Anyway, it's only been in the last month that it occurred to me that maybe the reason I knit that way is because that's how Grandma actually taught me - i.e., that that was how she knit, too. I mean, there are as many styles of knitting as there are stars in the sky - plenty of European knitters brace a needle under their arm, some people knit with yarn around the back of their neck, some can hold up both needles and knit, some pick knit, some throw their yarn - the list could go on.

Today over lunch, Lillian confirmed that yes, she remembered that her Aunt Mary had knit all the time with one of the needles braced on her body or leg. And so a huge chunk of my knitting history just came into clear focus for me. I knit with one needle braced on my leg because that's how my Grandma did it. Forfrickinever I have thought that there was something wrong with it, that I must have done it trying to keep up somehow.

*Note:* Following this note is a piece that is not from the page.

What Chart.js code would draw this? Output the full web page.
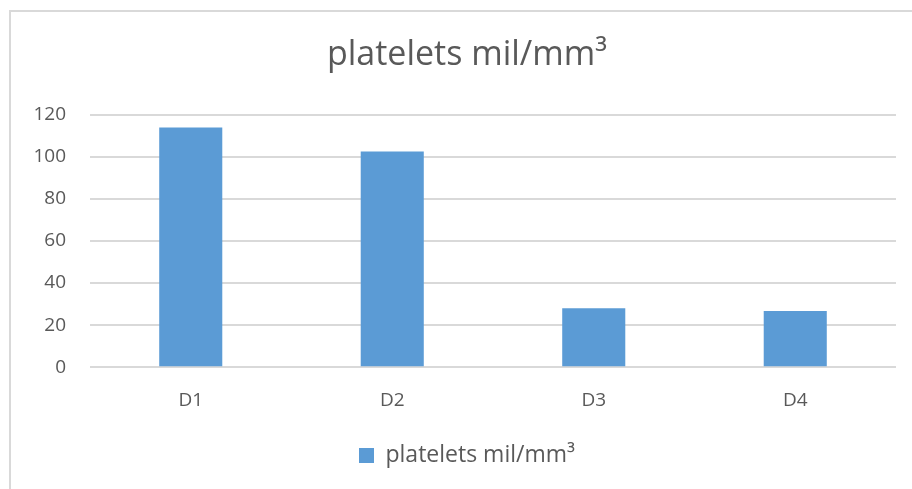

So how kewl is it that I have nothing to be ashamed of? And how proud am I that I carry a piece of my family history in both my hands, knitting in the style of my Irish grandmother? And how lucky am I to hear from Lillian that she sees her Aunt Mary in my face?

Lucky indeed. Very, very lucky :-)


Linda said...

Sounds like a lovely lunch today! So, are you disappointed at all that when you taught me to knit I didn't pick up that unique style?

A :-) said...

No - you have your own style, and that's how it should be :-)

The Knitted Squirrel said...

That's nice to find that there is a bit of history in your knitting style.
From what I can remember about my mother's knitting style, I knit EXACTLY like her and I find a bit of comfort in that as she is no longer with us.

Kris said...

Your very lucky indeed. I love discovering bits of family history.